3 cups all-purpose flour
4 tsp. baking powder
1/2 tsp. salt
1 cup sugar
1/4 tsp. nutmeg
1/4 tsp. cinnamon
2 large eggs
2 T shortening
1 cup milk
2 tsp. vanilla
Oil for frying
Sugar and cinnamon for dusting the doughnuts

PROCEDURE:

Put the flour, baking powder, salt, sugar, nutmeg and cinnamon together in a sifter. Put at least an inch of high temperature cooking oil into a saucepan and begin warming it over moderate heat.

Melt two tablespoons of shortening or lard in a small pan over low heat or microwave the shortening in a small bowl. While the shortening is melting, beat two eggs in a mixing bowl until they are lemon colored. Whisk the milk, vanilla and melted shortening into the eggs. Sift the flour mixture by thirds into the liquid, stirring well between each addition. You should end up with a stiff but moist batter.

When a candy or deep fry thermometer shows that the oil has reached a temperature of 370º, drop heaping tablespoons of batter into the oil. Since the batter cools the oil, don’t fry more than six or seven doughnuts at a time in an eight inch saucepan. Turn the doughnuts so they cook evenly and drain them on paper towels.
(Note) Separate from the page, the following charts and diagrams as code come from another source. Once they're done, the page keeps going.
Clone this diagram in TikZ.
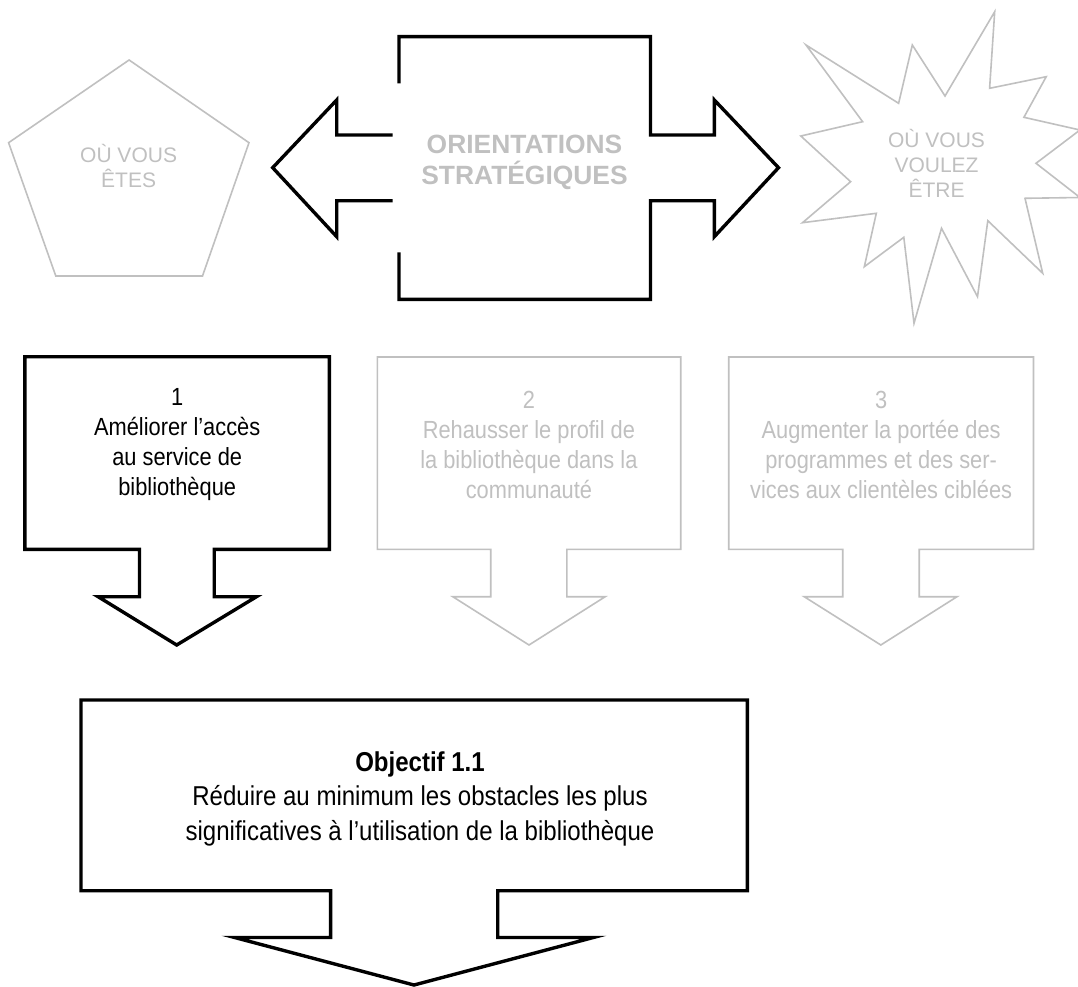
\documentclass[tikz,border=0pt]{standalone}
\usepackage{fontspec}
\setmainfont{Liberation Sans}
\newfontfamily\narrowf[FakeStretch=0.88]{Liberation Sans}
\definecolor{lgray}{RGB}{192,192,192}
\begin{document}
\begin{tikzpicture}[x=1pt,y=-1pt,
  dark/.style={draw=black,line width=3.4pt,fill=white},
  light/.style={draw=lgray,line width=1.6pt,fill=white},
  darkline/.style={draw=black,line width=3.4pt},
  toptxt/.style={text=lgray,align=center,inner sep=0pt,font=\fontsize{21}{25}\selectfont},
  boxtxt/.style={align=center,inner sep=0pt,font=\narrowf\fontsize{24.8}{30}\selectfont},
]
\useasboundingbox (0,0) rectangle (1078,987);

% pentagon
\draw[light] (129.1,60) -- (249,142.7) -- (202.5,276) -- (55.8,276) -- (8.6,142.7) -- cycle;
\node[toptxt] (ou) at (128.6,165.8) {OÙ VOUS\\ÊTES};

% star
\draw[light] (994.7,11.7) -- (989.6,88.3) -- (1046.2,76.7) -- (1023.9,117.3) -- (1080,130) -- (1036,163.3) -- (1080,197.5) -- (1025,198.3) -- (1042.7,273.3) -- (987.8,220.7) -- (977.5,296.7) -- (941.5,228.3) -- (914,323.3) -- (903.8,237.3) -- (864.3,266.7) -- (876.3,213.3) -- (802.5,222.7) -- (850.6,181.7) -- (800.8,136) -- (862.6,121.7) -- (806,45) -- (898.6,103.3) -- (912.3,45) -- (945,96) -- cycle;
\node[toptxt] (voulez) at (936.5,163) {OÙ VOUS\\VOULEZ\\ÊTRE};

% central double arrow callout
\draw[darkline,line join=miter] (399,83.3) -- (399,36.7) -- (650.5,36.7) -- (650.5,135) -- (714.3,135) -- (714.3,100) -- (778.5,167.7) -- (714.3,236.7) -- (714.3,200.7) -- (650.5,200.7) -- (650.5,299.3) -- (399,299.3) -- (399,252.3);
\draw[darkline,line join=miter] (392.7,135) -- (336.7,135) -- (336.7,100) -- (272.7,167.7) -- (336.7,236.7) -- (336.7,200.7) -- (392.7,200.7);
\node[text=lgray,align=center,inner sep=0pt,font=\bfseries\fontsize{26.4}{31}\selectfont] (orient) at (524.5,162.5) {ORIENTATIONS\\STRATÉGIQUES};

% box 1
\draw[dark] (24.8,356.7) -- (329.3,356.7) -- (329.3,549.3) -- (214.2,549.3) -- (214.2,596.7) -- (256.5,596.7) -- (176.7,645) -- (98.1,596.7) -- (139.5,596.7) -- (139.5,549.3) -- (24.8,549.3) -- cycle;
\node[boxtxt] (b1) at (177.2,444.5) {1\\Améliorer l’accès\\au service de\\bibliothèque};

% box 2
\draw[light] (377.3,357) -- (680.7,357) -- (680.7,549.3) -- (566.8,549.3) -- (566.8,596.7) -- (605.2,596.7) -- (529,645) -- (452.8,596.7) -- (490.7,596.7) -- (490.7,549.3) -- (377.3,549.3) -- cycle;
\node[boxtxt,text=lgray] (b2) at (528.9,444.5) {2\\Rehausser le profil de\\la bibliothèque dans la\\communauté};

% box 3
\draw[light] (728.7,357) -- (1033.5,357) -- (1033.5,549.3) -- (919.2,549.3) -- (919.2,596.7) -- (957,596.7) -- (880.8,645) -- (804.2,596.7) -- (842.7,596.7) -- (842.7,549.3) -- (728.7,549.3) -- cycle;
\node[boxtxt,text=lgray] (b3) at (881.1,444.5) {3\\Augmenter la portée des\\programmes et des ser-\\vices aux clientèles ciblées};

% bottom box
\draw[dark] (81,700) -- (747.3,700) -- (747.3,890.7) -- (497.7,890.7) -- (497.7,937.5) -- (593.3,937.5) -- (414,985) -- (234.7,937.5) -- (330.6,937.5) -- (330.6,890.7) -- (81,890.7) -- cycle;
\node[boxtxt,font=\narrowf\fontsize{27.3}{34.5}\selectfont] (obj) at (420,798.5) {\textbf{Objectif 1.1}\\Réduire au minimum les obstacles les plus\\significatives à l’utilisation de la bibliothèque};
\end{tikzpicture}
\end{document}
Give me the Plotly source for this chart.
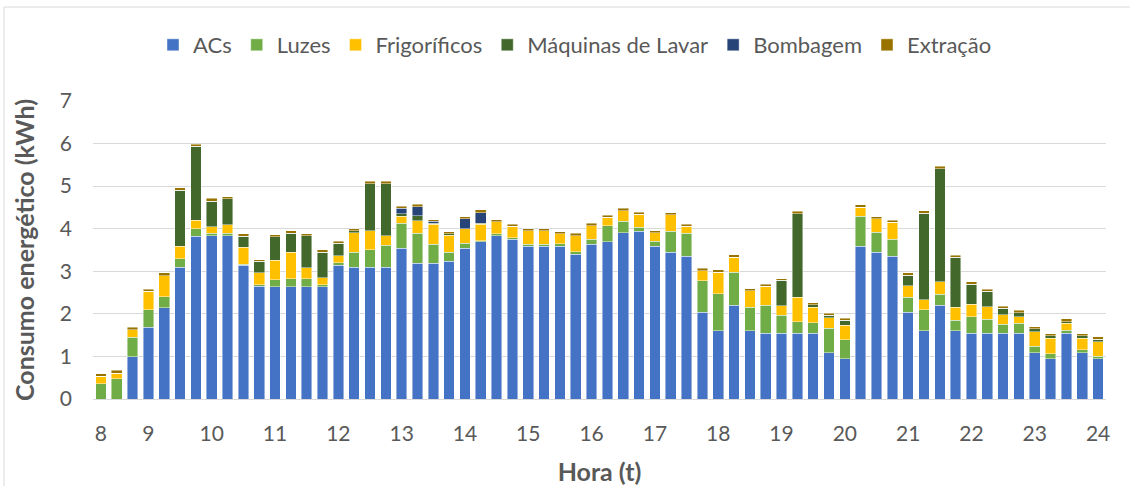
import plotly.graph_objects as go

# 64 quarter-hour intervals, 8h -> 24h
slots = list(range(64))
tick_pos = [0, 3, 7, 11, 15, 19, 23, 27, 31, 35, 39, 43, 47, 51, 55, 59, 63]
tick_labels = ["8", "9", "10", "11", "12", "13", "14", "15", "16", "17", "18",
               "19", "20", "21", "22", "23", "24"]

acs = [0, 0, .99, 1.68, 2.14, 3.09, 3.82, 3.84, 3.84, 3.14,
       2.65, 2.64, 2.64, 2.64, 2.64, 3.14, 3.09, 3.09, 3.09, 3.54,
       3.19, 3.19, 3.24, 3.54, 3.69, 3.84, 3.75, 3.59, 3.59, 3.59,
       3.40, 3.64, 3.69, 3.90, 3.94, 3.59, 3.45, 3.35, 2.04, 1.60,
       2.20, 1.60, 1.54, 1.54, 1.54, 1.54, 1.09, .94, 3.59, 3.45,
       3.35, 2.04, 1.60, 2.20, 1.60, 1.54, 1.54, 1.54, 1.54, 1.09,
       .94, 1.54, 1.09, .94]
luzes = [.36, .48, .46, .42, .26, .21, .18, .05, .05, .03,
         .03, .16, .19, .19, .04, .06, .36, .42, .52, .59,
         .70, .44, .21, .12, .03, .04, .04, .04, .04, .06,
         .06, .11, .38, .27, .09, .11, .49, .54, .74, .87,
         .78, .55, .66, .43, .28, .25, .57, .45, .70, .47,
         .40, .35, .50, .26, .25, .39, .33, .22, .24, .15,
         .12, .07, .07, .07]
frigorificos = [.17, .13, .18, .43, .50, .29, .20, .16, .20, .40,
                .28, .46, .62, .25, .17, .17, .45, .44, .23, .16,
                .30, .47, .40, .34, .39, .28, .27, .32, .32, .23,
                .38, .32, .20, .25, .31, .20, .39, .17, .23, .51,
                .35, .39, .45, .22, .57, .36, .25, .34, .21, .31,
                .40, .27, .23, .30, .30, .29, .30, .22, .15, .34,
                .37, .17, .27, .34]
maquinas = [0, 0, 0, 0, 0, 1.31, 1.74, .60, .61, .25,
            .27, .55, .44, .75, .60, .29, .05, 1.11, 1.22, .06,
            .12, .03, .03, 0, .02, 0, 0, 0, 0, 0,
            0, 0, 0, 0, 0, 0, 0, 0, 0, 0,
            0, 0, 0, .60, 1.96, .06, .06, .12, 0, 0,
            0, .25, 2.03, 2.65, 1.18, .48, .36, .15, .10, .07,
            .06, .04, .06, .05]
bombagem = [0, 0, 0, 0, 0, 0, 0, 0, 0, 0,
            0, 0, 0, 0, 0, 0, 0, 0, 0, .13,
            .21, .04, 0, .23, .25, 0, 0, 0, 0, 0,
            0, 0, 0, 0, 0, 0, 0, 0, 0, 0,
            0, 0, 0, 0, 0, 0, 0, 0, 0, 0,
            0, 0, 0, 0, 0, 0, 0, 0, 0, 0,
            0, 0, 0, 0]
extracao = [.06, .06, .05, .05, .06, .06, .05, .06, .05, .06,
            .04, .05, .06, .05, .06, .05, .05, .05, .06, .05,
            .06, .04, .05, .05, .06, .05, .04, .05, .05, .05,
            .05, .06, .05, .06, .05, .05, .05, .05, .06, .06,
            .06, .05, .04, .04, .06, .05, .05, .05, .06, .05,
            .05, .05, .06, .06, .05, .06, .05, .05, .05, .05,
            .04, .06, .04, .06]

series = [
    ("ACs", acs, "#4472C4"),
    ("Luzes", luzes, "#70AD47"),
    ("Frigoríficos", frigorificos, "#FFC000"),
    ("Máquinas de Lavar", maquinas, "#43682B"),
    ("Bombagem", bombagem, "#264478"),
    ("Extração", extracao, "#997300"),
]

FONT = "Lato"
GREY = "#595959"

fig = go.Figure()
for name, vals, col in series:
    fig.add_trace(go.Bar(
        x=slots, y=vals, name=name,
        marker=dict(color=col, line=dict(color="rgba(255,255,255,0.55)", width=0.8)),
    ))

# Plot area geometry (px)
L, R, T, B = 93, 24, 101, 87
W = 1130 - L - R
H = 486 - T - B

fig.update_layout(
    width=1130, height=486,
    barmode="stack", bargap=0.33,
    margin=dict(l=L, r=R, t=T, b=B, autoexpand=False),
    paper_bgcolor="white", plot_bgcolor="white",
    font=dict(family=FONT, color=GREY, size=21),
    showlegend=True,
    legend=dict(orientation="h", x=(575 - L) / W, xanchor="center",
                y=1 + (T - 45) / H, yanchor="middle",
                font=dict(family=FONT, size=22, color=GREY),
                traceorder="normal", itemclick=False),
    xaxis=dict(range=[-0.5, 63.5], tickmode="array", tickvals=tick_pos,
               ticktext=tick_labels, showgrid=False, showline=True,
               linecolor="#D9D9D9", linewidth=1, ticks="", ticklabelstandoff=16,
               automargin=False,
               tickfont=dict(family=FONT, size=21, color=GREY),
               title=dict(text="<b>Hora (t)</b>", standoff=20,
                          font=dict(family=FONT, size=25, color=GREY))),
    yaxis=dict(range=[0, 7], dtick=1, showgrid=True, gridcolor="#D9D9D9",
               gridwidth=1, zeroline=False, showline=False, ticks="",
               ticklabelstandoff=20, automargin=False,
               tickfont=dict(family=FONT, size=21, color=GREY),
               title=dict(text="<b>Consumo energético (kWh)</b>", standoff=18,
                          font=dict(family=FONT, size=25, color=GREY))),
)

# chart-area frame (left and top edges visible)
x0 = (4 - L) / W
y_top = (486 - B - 7) / H
fig.add_shape(type="line", xref="paper", yref="paper", x0=x0, x1=x0,
              y0=-(B + 5) / H, y1=y_top, line=dict(color="#D9D9D9", width=1))
fig.add_shape(type="line", xref="paper", yref="paper", x0=x0, x1=(1135 - L) / W,
              y0=y_top, y1=y_top, line=dict(color="#D9D9D9", width=1))

fig.write_html("out.html", config={"displayModeBar": False},
               post_script="document.body.style.margin='0';document.body.style.overflow='hidden';")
Put a quarter cup of white sugar and a half teaspoon of cinnamon in a clean paper bag. Close and shake the bag to mix the sugar and spice, then sugar the warm doughnuts and put them on a platter or plate that you can keep your eye on as you continue frying more doughnuts. Failure to take this precaution can result in a severe shortage of doughnuts, especially if there are hungry people in the house.

NOTES: Canola or corn oil both work fine for frying drop doughnuts, but my mother often used lard, which works well too. Not all people like sugar and cinnamon on their doughnuts. Omit that step if you prefer.